When the new law takes effect, the ‘age of maturity’ in the UAE will be reduced – from 21 lunar years to 18 Gregorian years – in a move that will align the UAE’s civil code with the country’s commercial transactions law. For banks, the change means individuals aged 18 and above will be able to open bank accounts as well as enter into loan or guarantee agreements. Rahnema and Abdulghani said banks should consider updating their ‘know your customer’ and onboarding policies to account for this update.

A further development under the new law is the express recognition of framework agreements as binding contracts, a status they did not enjoy under the former law. Escritt said: “From a lender’s perspective, this places greater emphasis on the careful negotiation of term sheets and mandate letters, given that this new approach may be subject to judicial scrutiny.”

Rules concerning contractual interpretation will also be updated from June, requiring ambiguities to be resolved in favour of the party bearing the burden of the obligation, or the weaker party. Rahnema and Abdulghani said that, for lenders, this puts added emphasis on ensuring contracts are clearly drafted, so that there is reduced reliance on implied terms, to avoid ambiguities that could be construed against them.

Escritt said that one important change under the new civil code concerns the hierarchy of legal sources where legislation is silent: “While both the old and the new law recognise Islamic Sharia, the new law elevates it above custom, requiring courts to consider Sharia before custom. It also removes the prescribed hierarchy of jurisprudential schools, instead allowing judges to adopt the solution most aligned with the public interest, thereby increasing judicial discretion.”

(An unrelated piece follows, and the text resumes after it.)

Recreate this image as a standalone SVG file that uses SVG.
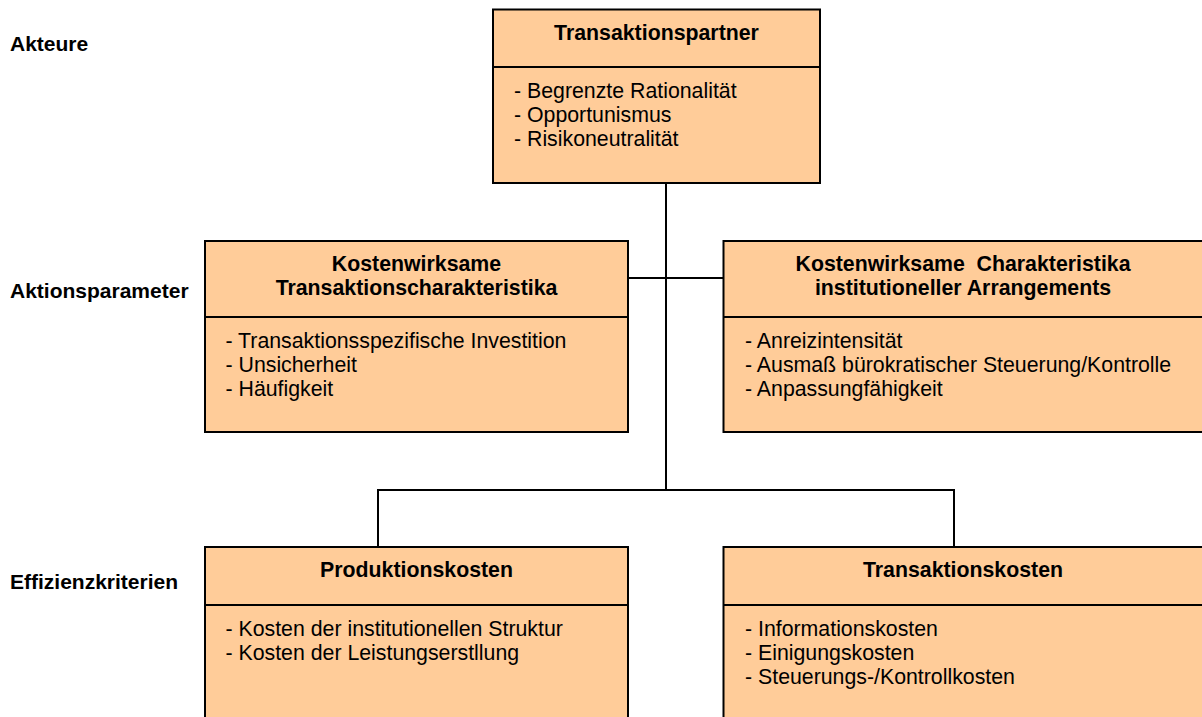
<svg xmlns="http://www.w3.org/2000/svg" width="1202" height="717" viewBox="0 0 1202 717">
<style>
.box{fill:#FFCC99;stroke:#000;stroke-width:2}
.div{stroke:#000;stroke-width:2}
.con{fill:none;stroke:#000;stroke-width:2}
.t{font-family:"Liberation Sans",Arial,sans-serif;font-size:21.3px;font-weight:bold;fill:#000;text-anchor:middle}
.b{font-family:"Liberation Sans",Arial,sans-serif;font-size:21.3px;fill:#000}
.l{font-family:"Liberation Sans",Arial,sans-serif;font-size:21px;font-weight:bold;fill:#000}
</style>
<rect width="1202" height="717" fill="#fff"/>
<g id="labels">
<text class="l" x="10" y="51">Akteure</text>
<text class="l" x="10" y="298">Aktionsparameter</text>
<text class="l" x="10" y="589">Effizienzkriterien</text>
</g>
<g id="connectors">
<line class="con" x1="666" y1="183" x2="666" y2="490"/>
<line class="con" x1="628" y1="278" x2="724" y2="278"/>
<polyline class="con" points="378,547 378,490 954,490 954,547"/>
</g>
<g id="transaktionspartner">
<rect class="box" x="493" y="9.5" width="327" height="173.5"/>
<line class="div" x1="493" y1="67" x2="820" y2="67"/>
<text class="t" x="656.5" y="40">Transaktionspartner</text>
<text class="b" x="514" y="97.5">- Begrenzte Rationalität</text>
<text class="b" x="514" y="121.5">- Opportunismus</text>
<text class="b" x="514" y="145.5">- Risikoneutralität</text>
</g>
<g id="transaktionscharakteristika">
<rect class="box" x="205" y="241" width="423" height="191"/>
<line class="div" x1="205" y1="317" x2="628" y2="317"/>
<text class="t" x="416.5" y="271">Kostenwirksame</text>
<text class="t" x="416.5" y="294.5">Transaktionscharakteristika</text>
<text class="b" x="225.5" y="348">- Transaktionsspezifische Investition</text>
<text class="b" x="225.5" y="372">- Unsicherheit</text>
<text class="b" x="225.5" y="396">- Häufigkeit</text>
</g>
<g id="arrangements">
<rect class="box" x="723.5" y="241" width="490" height="191"/>
<line class="div" x1="723.5" y1="317" x2="1213" y2="317"/>
<text class="t" x="963" y="271" xml:space="preserve">Kostenwirksame  Charakteristika</text>
<text class="t" x="963" y="294.5">institutioneller Arrangements</text>
<text class="b" x="745" y="348">- Anreizintensität</text>
<text class="b" x="745" y="372">- Ausmaß bürokratischer Steuerung/Kontrolle</text>
<text class="b" x="745" y="396">- Anpassungfähigkeit</text>
</g>
<g id="produktionskosten">
<rect class="box" x="205" y="547" width="423" height="190"/>
<line class="div" x1="205" y1="605" x2="628" y2="605"/>
<text class="t" x="416.5" y="577">Produktionskosten</text>
<text class="b" x="225.5" y="635.5">- Kosten der institutionellen Struktur</text>
<text class="b" x="225.5" y="659.5">- Kosten der Leistungserstllung</text>
</g>
<g id="transaktionskosten">
<rect class="box" x="723.5" y="547" width="490" height="190"/>
<line class="div" x1="723.5" y1="605" x2="1213" y2="605"/>
<text class="t" x="963" y="577">Transaktionskosten</text>
<text class="b" x="745" y="635.5">- Informationskosten</text>
<text class="b" x="745" y="659.5">- Einigungskosten</text>
<text class="b" x="745" y="683.5">- Steuerungs-/Kontrollkosten</text>
</g>
</svg>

The new code also has implications for awarding damages, by giving parties scope to pre-determine the amount of compensation by contract, and more tightly regulating how the courts determine disputes over what is agreed.

Courts may reduce the agreed compensation if the debtor proves that the assessment was excessive or that the original obligation has been partially performed. Courts may remove the amount of the agreed compensation if creditors contribute to the cause of or increase the harm, by their own fault. Courts may not award compensation if the creditor's fault is shown to be in excess of the debtor's fault. Creditors may also claim more than the agreed compensation if they can show that the debtor has committed fraud or gross negligence. 

Rahnema and Abdulghani said the changes support contractual certainty for default interest, break costs and early termination amounts. However, they said that since damages aren't absolute, banks should ensure reasonableness of agreed damages and maintain evidence of actual loss. 

The new law also prohibits the creditor executing against the guarantor's property unless the creditor has exhausted attachment against the debtor's property, unless the guarantor is jointly and severally liable or the guarantee provides otherwise. Rahnema and Abdulghani said this change may have an impact on the enforcement of guarantees if not expressly addressed in the guarantee. 

Escritt said: “Taking everything into consideration, the new civil code represents one of the most significant changes to civil and commercial practice in the UAE in decades. The welcome clarifications that the new law brings will serve to cement the UAE’s position as a leading commercial hub in the Middle East.”